- Petua Location in West Bengal Petua Location in India
- Coordinates: 22°24′51″N 88°26′56″E﻿ / ﻿22.4143°N 88.4489°E
- Country: India
- State: West Bengal
- District: South 24 Parganas
- CD block: Baruipur

Area
- • Total: 1.26 km^{2} (0.49 sq mi)
- Elevation: 9 m (30 ft)

Population (2011)
- • Total: 9,596
- • Density: 7,620/km^{2} (19,700/sq mi)

Languages
- • Official: Bengali
- • Additional official: English
- Time zone: UTC+5:30 (IST)
- PIN: 700147
- Telephone code: +91 33
- Vehicle registration: WB-19 to WB-22, WB-95 to WB-99
- Lok Sabha constituency: Jadavpur
- Vidhan Sabha constituency: Baruipur Paschim
- Website: www.s24pgs.gov.in

= Petua =

Petua is a census town within the jurisdiction of the Baruipur police station in the Baruipur CD block in the Baruipur subdivision of the South 24 Parganas district in the Indian state of West Bengal.

==Geography==

===Area overview===
Baruipur subdivision is a rural subdivision with moderate levels of urbanization. 31.05% of the population lives in the urban areas and 68.95% lives in the rural areas.
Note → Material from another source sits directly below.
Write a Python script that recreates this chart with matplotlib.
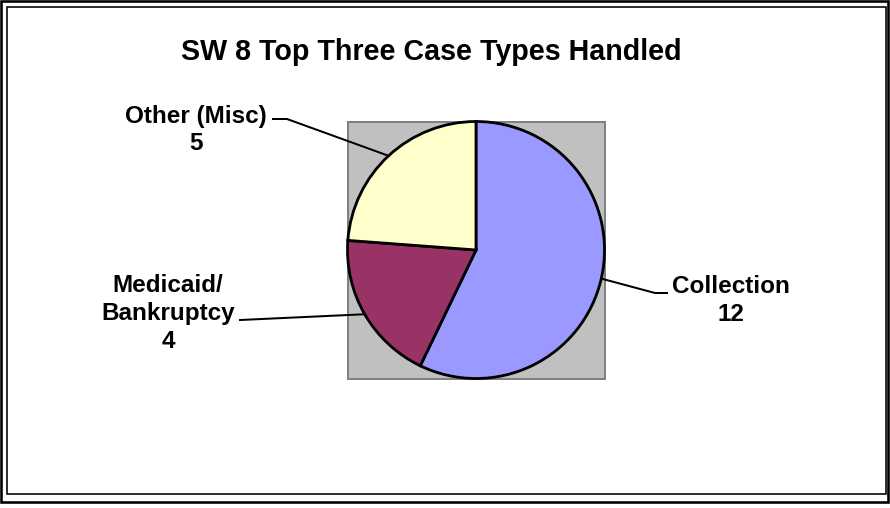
import matplotlib
matplotlib.use("Agg")
import matplotlib.pyplot as plt
from matplotlib.patches import Rectangle
from matplotlib.lines import Line2D
import numpy as np

plt.rcParams['font.family'] = ['Liberation Sans', 'DejaVu Sans']

# ---- data ----
title = "SW 8 Top Three Case Types Handled"
categories = ["Collection", "Medicaid/\nBankruptcy", "Other (Misc)"]
values = [12, 4, 5]
colors = ["#9999FF", "#993366", "#FFFFCC"]

W, H = 890, 508
fig = plt.figure(figsize=(W / 100, H / 100), dpi=100)
PX = 0.72  # points per pixel


def fx(px):
    return px / W


def fy(py):
    return (H - py) / H


# double frame
fig.patches.append(Rectangle((fx(1.2), fy(501.8)), fx(887.5 - 1.2), (501.8 - 1.2) / H,
                             transform=fig.transFigure, fill=False,
                             edgecolor="black", lw=2.6 * PX))
fig.patches.append(Rectangle((fx(6.5), fy(494)), fx(885.8 - 6.5), (494 - 7) / H,
                             transform=fig.transFigure, fill=False,
                             edgecolor="black", lw=1.6 * PX))

# pie axes (plot area)
cx, cy, r = 476, 250, 128.5
ax = fig.add_axes([fx(cx - r), fy(cy + r), 2 * r / W, 2 * r / H])

wedges, _ = ax.pie(values, colors=colors, startangle=90, counterclock=False,
                   radius=1.0, center=(0, 0), frame=True,
                   wedgeprops=dict(edgecolor="black", linewidth=2.8 * PX))
for w in wedges:
    w.set_clip_on(False)
ax.set_facecolor("#C0C0C0")
for s in ax.spines.values():
    s.set_edgecolor("#808080")
    s.set_linewidth(2 * PX)
    s.set_zorder(0.5)
ax.set_xticks([])
ax.set_yticks([])
ax.set_xlim(-1, 1)
ax.set_ylim(-1, 1)
ax.set_aspect("auto")


def d(px, py):
    return ((px - cx) / r, (cy - py) / r)


# label layout: (text center px, leader points after the wedge edge point)
layout = {
    0: dict(text=(731, 300.5), path=[(655, 293), (667, 293)]),
    1: dict(text=(168, 313.5), path=[(240, 320)]),
    2: dict(text=(196, 130), path=[(287, 119), (273, 119)]),
}

for i, w in enumerate(wedges):
    mid = np.deg2rad((w.theta1 + w.theta2) / 2)
    ex, ey = np.cos(mid), np.sin(mid)
    pts = [(ex, ey)] + [d(*p) for p in layout[i]["path"]]
    xs, ys = zip(*pts)
    ax.add_line(Line2D(xs, ys, color="black", lw=2 * PX, clip_on=False))
    tx, ty = d(*layout[i]["text"])
    ax.text(tx, ty, f"{categories[i]}\n{values[i]}", ha="center", va="center",
            fontsize=17.5, fontweight="bold", linespacing=1.25, clip_on=False)

fig.text(fx(431), fy(52), title, ha="center", va="center",
         fontsize=20.6, fontweight="bold")

fig.savefig("out.png", dpi=100, facecolor="white")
In the southern portion of the subdivision (shown in the map alongside) there are 20 census towns. The entire district is situated in the Ganges Delta and the southern part is covered by the Baruipur-Jaynagar Plain. Archaeological excavations at Dhosa and Tilpi, on the bank of the Piyali River indicate the existence of human habitation around 2,000 years ago.

Note: The map alongside presents some of the notable locations in the subdivision. All places marked in the map are linked in the larger full screen map.

===Location===
Petua is located at . It has an average elevation of 9 m.

Petua, Panchghara, Mallikpur and Hariharpur form a cluster of census towns in the Baruipur CD block, as per the map of the Baruipur CD block in the District Census Handbook for the South 24 Parganas. This cluster has Rajpur Sonarpur on the east and Bidyadharpur on the north, both in the Sonarpur CD block, as per the map of the Sonarpur CD block in the District Census Handbook for the South 24 Parganas.

==Demographics==
According to the 2011 Census of India, Petua had a total population of 9,596, of which 4,896 (51%) were males and 4,700 (49%) were females. There were 936 people in the age range of 0 to 6 years. The total number of literate persons in Petua was 6,785 (78.35% of the population over 6 years).

==Infrastructure==
According to the District Census Handbook 2011, Petua covered an area of 1.2617 km^{2}. Among the civic amenities, it had 12 km roads with open drains, the protected water supply involved tap water from treated source and covered wells. It had 3,750 domestic electric connections and 125 road light points. Among the educational facilities it had were 6 primary schools, the nearest middle school was at Faridpur 4 km away and the nearest secondary school at Mallikpur, 5 km away. It had the branch of 1 nationalised bank.

==Transport==
Subhashgram-Champahati Road links Petua to the State Highway 1.

Subhashgram railway station is located nearby.

==Education==
Subhasgram Nabatara Vidyalaya is a Bengali-medium coeducational institution, established in 1962. It has facilities for teaching from class V to class XII.

==Healthcare==
Hariharpur Block Primary Health Centre, with 10 beds, at Hariharpur (PO Mallikpur), is the major government medical facility in the Baruipur CD block.